What to do » Using the data below, copy each line that includes the word "chart".

Data »
---

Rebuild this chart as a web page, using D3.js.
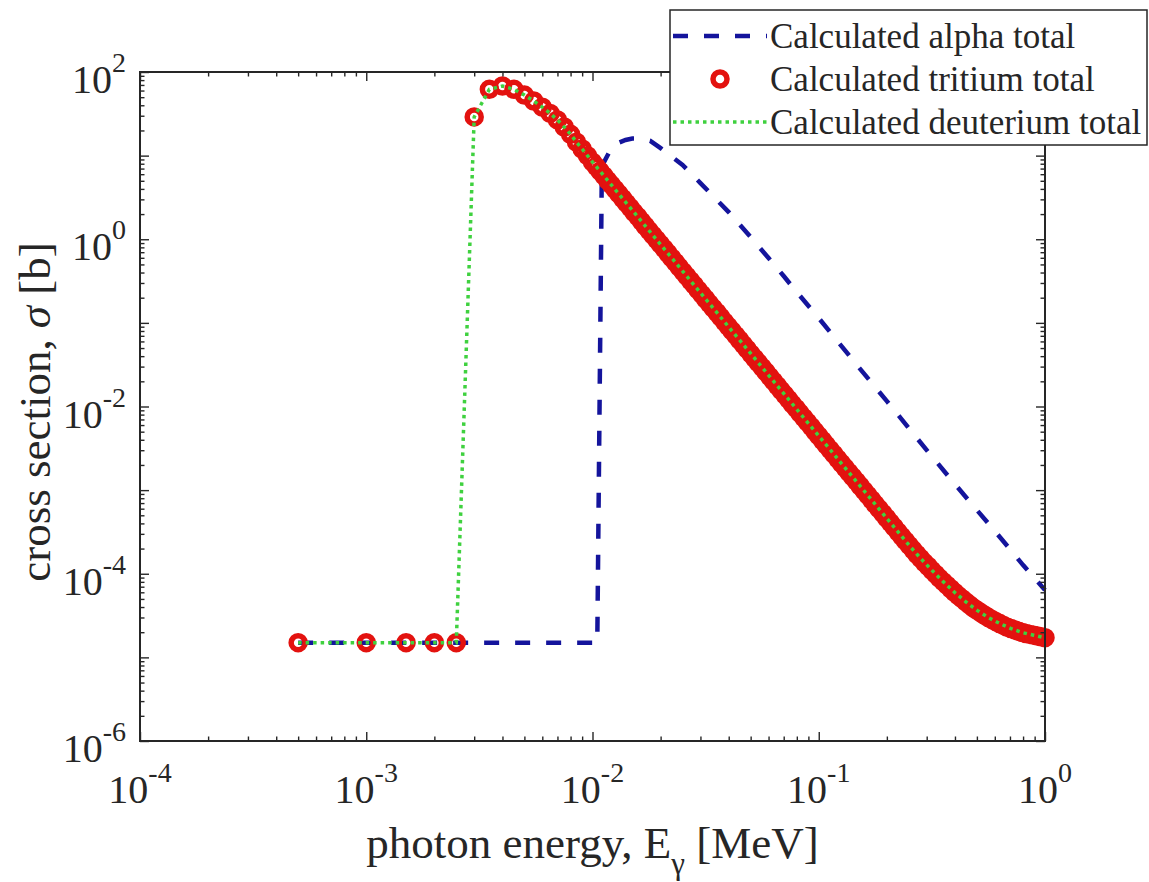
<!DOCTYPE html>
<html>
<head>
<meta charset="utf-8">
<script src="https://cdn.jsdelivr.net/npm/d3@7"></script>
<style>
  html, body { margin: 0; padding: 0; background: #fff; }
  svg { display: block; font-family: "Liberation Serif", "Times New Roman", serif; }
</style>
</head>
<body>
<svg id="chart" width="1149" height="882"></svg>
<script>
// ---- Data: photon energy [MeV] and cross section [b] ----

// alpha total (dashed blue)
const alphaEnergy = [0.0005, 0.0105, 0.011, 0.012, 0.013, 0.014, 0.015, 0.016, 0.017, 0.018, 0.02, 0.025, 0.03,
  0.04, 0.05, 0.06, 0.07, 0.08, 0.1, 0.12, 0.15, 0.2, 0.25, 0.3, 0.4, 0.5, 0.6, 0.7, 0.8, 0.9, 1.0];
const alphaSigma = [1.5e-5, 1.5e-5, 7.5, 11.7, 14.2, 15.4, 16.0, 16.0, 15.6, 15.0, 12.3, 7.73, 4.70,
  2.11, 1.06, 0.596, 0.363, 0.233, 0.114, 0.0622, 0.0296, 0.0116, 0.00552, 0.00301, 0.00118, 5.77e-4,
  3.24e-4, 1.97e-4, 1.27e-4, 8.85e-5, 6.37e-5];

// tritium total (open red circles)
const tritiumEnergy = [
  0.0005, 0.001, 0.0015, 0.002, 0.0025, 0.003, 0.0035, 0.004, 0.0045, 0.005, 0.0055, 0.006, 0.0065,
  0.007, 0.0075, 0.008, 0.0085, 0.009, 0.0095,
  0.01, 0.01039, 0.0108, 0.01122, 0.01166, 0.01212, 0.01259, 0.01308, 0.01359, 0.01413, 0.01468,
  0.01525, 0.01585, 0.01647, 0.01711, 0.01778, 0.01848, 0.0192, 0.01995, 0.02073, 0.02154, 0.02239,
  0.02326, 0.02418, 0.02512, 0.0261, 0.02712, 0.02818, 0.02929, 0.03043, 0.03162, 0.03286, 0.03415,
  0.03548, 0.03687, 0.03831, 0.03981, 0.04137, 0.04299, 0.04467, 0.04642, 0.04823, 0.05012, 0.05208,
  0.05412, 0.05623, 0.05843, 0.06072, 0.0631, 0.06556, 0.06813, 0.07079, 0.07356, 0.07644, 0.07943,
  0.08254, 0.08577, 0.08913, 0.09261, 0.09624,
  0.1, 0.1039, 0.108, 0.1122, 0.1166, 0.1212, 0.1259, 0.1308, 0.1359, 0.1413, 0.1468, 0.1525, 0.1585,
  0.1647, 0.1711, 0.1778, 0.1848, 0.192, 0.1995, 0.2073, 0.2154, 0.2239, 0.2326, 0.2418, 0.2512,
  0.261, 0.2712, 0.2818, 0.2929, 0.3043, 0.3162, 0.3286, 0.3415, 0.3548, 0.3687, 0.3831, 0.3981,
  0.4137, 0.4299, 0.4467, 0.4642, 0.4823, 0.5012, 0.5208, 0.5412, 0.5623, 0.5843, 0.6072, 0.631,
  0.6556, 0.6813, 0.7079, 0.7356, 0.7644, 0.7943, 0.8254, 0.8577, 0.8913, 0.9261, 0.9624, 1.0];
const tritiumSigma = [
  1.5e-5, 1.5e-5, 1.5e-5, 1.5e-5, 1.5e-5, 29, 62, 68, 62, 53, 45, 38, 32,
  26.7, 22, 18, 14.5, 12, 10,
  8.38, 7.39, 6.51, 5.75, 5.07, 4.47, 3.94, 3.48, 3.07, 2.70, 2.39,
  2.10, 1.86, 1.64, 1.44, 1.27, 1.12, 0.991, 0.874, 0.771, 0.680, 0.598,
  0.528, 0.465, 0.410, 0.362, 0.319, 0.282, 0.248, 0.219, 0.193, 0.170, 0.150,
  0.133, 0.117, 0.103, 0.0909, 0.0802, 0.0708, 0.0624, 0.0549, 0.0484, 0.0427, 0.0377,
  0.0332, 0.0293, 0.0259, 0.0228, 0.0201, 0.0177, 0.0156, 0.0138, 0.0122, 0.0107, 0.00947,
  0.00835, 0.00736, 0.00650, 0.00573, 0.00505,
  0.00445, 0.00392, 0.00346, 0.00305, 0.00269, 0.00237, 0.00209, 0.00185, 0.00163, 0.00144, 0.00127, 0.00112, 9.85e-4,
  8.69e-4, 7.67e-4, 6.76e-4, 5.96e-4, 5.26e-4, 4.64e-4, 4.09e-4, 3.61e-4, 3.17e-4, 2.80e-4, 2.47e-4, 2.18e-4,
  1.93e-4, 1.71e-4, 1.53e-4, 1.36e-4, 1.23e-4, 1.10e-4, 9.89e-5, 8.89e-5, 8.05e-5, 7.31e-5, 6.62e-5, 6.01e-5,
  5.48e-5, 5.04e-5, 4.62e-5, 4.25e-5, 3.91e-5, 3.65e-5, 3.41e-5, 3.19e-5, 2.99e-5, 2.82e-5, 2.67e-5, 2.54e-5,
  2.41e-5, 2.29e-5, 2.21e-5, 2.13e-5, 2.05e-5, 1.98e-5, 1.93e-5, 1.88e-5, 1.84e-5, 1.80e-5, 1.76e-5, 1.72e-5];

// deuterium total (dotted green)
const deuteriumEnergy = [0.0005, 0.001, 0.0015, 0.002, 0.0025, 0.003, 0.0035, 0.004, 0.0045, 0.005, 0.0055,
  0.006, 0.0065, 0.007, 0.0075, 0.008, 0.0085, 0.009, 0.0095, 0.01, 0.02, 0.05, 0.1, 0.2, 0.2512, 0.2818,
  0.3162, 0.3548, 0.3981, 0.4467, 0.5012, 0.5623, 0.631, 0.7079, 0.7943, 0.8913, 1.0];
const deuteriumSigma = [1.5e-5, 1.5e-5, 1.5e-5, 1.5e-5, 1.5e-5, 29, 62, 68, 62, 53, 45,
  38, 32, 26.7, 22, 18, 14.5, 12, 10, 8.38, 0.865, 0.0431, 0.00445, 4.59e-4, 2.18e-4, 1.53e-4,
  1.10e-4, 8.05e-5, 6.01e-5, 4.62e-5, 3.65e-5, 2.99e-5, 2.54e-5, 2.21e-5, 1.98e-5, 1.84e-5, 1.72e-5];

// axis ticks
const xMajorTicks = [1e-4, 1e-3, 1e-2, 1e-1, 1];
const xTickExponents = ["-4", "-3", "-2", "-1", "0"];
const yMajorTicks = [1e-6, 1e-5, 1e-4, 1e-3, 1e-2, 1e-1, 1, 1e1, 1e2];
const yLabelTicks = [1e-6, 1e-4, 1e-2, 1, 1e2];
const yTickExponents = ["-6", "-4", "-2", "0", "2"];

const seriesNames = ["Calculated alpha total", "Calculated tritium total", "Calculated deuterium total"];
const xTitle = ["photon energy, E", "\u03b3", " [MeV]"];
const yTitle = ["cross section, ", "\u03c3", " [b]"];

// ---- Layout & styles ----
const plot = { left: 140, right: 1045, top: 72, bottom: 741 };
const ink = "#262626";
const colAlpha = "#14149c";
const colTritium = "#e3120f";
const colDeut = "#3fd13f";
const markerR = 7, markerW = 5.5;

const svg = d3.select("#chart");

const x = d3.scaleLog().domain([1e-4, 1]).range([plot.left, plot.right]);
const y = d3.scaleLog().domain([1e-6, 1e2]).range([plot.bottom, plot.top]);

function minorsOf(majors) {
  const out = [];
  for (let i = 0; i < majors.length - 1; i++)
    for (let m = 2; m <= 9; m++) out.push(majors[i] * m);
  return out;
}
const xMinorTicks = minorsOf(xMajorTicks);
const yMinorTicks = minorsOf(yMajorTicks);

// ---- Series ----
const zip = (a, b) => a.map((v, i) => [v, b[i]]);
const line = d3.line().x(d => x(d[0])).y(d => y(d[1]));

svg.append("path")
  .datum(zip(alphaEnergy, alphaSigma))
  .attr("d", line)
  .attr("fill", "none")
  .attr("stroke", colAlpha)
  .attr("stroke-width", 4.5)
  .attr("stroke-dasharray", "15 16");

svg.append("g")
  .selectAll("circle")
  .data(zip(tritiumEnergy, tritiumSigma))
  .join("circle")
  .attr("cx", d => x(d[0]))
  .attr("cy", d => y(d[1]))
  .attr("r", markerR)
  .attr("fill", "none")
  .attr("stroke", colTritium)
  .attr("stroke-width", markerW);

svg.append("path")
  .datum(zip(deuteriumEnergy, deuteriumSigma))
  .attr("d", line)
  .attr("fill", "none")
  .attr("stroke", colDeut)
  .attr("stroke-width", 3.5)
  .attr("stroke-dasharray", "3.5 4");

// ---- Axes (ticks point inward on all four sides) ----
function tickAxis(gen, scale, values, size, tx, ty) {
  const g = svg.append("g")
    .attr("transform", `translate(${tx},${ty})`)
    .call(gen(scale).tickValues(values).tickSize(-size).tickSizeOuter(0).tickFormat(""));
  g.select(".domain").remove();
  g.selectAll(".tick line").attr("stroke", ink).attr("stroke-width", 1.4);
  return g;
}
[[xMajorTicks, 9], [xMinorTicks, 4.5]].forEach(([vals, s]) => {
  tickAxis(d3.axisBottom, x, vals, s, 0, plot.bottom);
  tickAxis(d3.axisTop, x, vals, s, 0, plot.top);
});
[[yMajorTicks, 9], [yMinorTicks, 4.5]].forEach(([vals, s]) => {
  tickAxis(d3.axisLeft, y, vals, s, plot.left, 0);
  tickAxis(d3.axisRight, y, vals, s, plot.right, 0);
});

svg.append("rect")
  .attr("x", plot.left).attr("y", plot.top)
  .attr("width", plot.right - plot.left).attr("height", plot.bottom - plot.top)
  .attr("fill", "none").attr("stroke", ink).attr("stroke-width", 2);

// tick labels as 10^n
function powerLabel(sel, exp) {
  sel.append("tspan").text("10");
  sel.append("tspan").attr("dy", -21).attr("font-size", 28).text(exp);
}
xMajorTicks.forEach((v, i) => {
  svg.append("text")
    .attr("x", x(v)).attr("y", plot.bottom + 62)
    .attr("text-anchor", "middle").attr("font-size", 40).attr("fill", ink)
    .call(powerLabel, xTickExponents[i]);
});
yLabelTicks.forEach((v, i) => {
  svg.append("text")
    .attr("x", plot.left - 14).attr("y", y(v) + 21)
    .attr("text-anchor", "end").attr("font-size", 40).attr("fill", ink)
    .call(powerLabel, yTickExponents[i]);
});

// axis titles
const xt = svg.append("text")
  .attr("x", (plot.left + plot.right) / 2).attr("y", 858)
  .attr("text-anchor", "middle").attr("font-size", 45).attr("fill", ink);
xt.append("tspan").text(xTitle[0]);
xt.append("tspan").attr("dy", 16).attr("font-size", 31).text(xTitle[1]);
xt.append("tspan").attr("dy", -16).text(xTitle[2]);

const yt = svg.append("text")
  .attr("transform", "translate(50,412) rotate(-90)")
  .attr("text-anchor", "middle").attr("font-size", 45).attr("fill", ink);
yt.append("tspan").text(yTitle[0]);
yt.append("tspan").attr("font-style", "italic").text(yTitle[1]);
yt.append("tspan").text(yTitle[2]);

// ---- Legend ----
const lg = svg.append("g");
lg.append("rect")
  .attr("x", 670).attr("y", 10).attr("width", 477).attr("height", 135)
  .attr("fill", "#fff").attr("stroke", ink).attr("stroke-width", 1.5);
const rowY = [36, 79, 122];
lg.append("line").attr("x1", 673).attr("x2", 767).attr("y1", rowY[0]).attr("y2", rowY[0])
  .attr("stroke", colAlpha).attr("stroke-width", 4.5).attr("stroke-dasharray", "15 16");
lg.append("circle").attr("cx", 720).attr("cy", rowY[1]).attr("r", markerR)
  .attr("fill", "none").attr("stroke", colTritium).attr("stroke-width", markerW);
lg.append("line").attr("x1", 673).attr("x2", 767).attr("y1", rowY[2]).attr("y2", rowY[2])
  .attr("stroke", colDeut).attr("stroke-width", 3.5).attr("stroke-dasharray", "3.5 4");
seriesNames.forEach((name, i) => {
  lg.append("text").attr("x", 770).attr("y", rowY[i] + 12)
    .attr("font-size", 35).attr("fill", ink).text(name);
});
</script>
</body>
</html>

---

Finished answer »
Rebuild this chart as a web page, using D3.js.
<svg id="chart" width="1149" height="882"></svg>
const svg = d3.select("#chart");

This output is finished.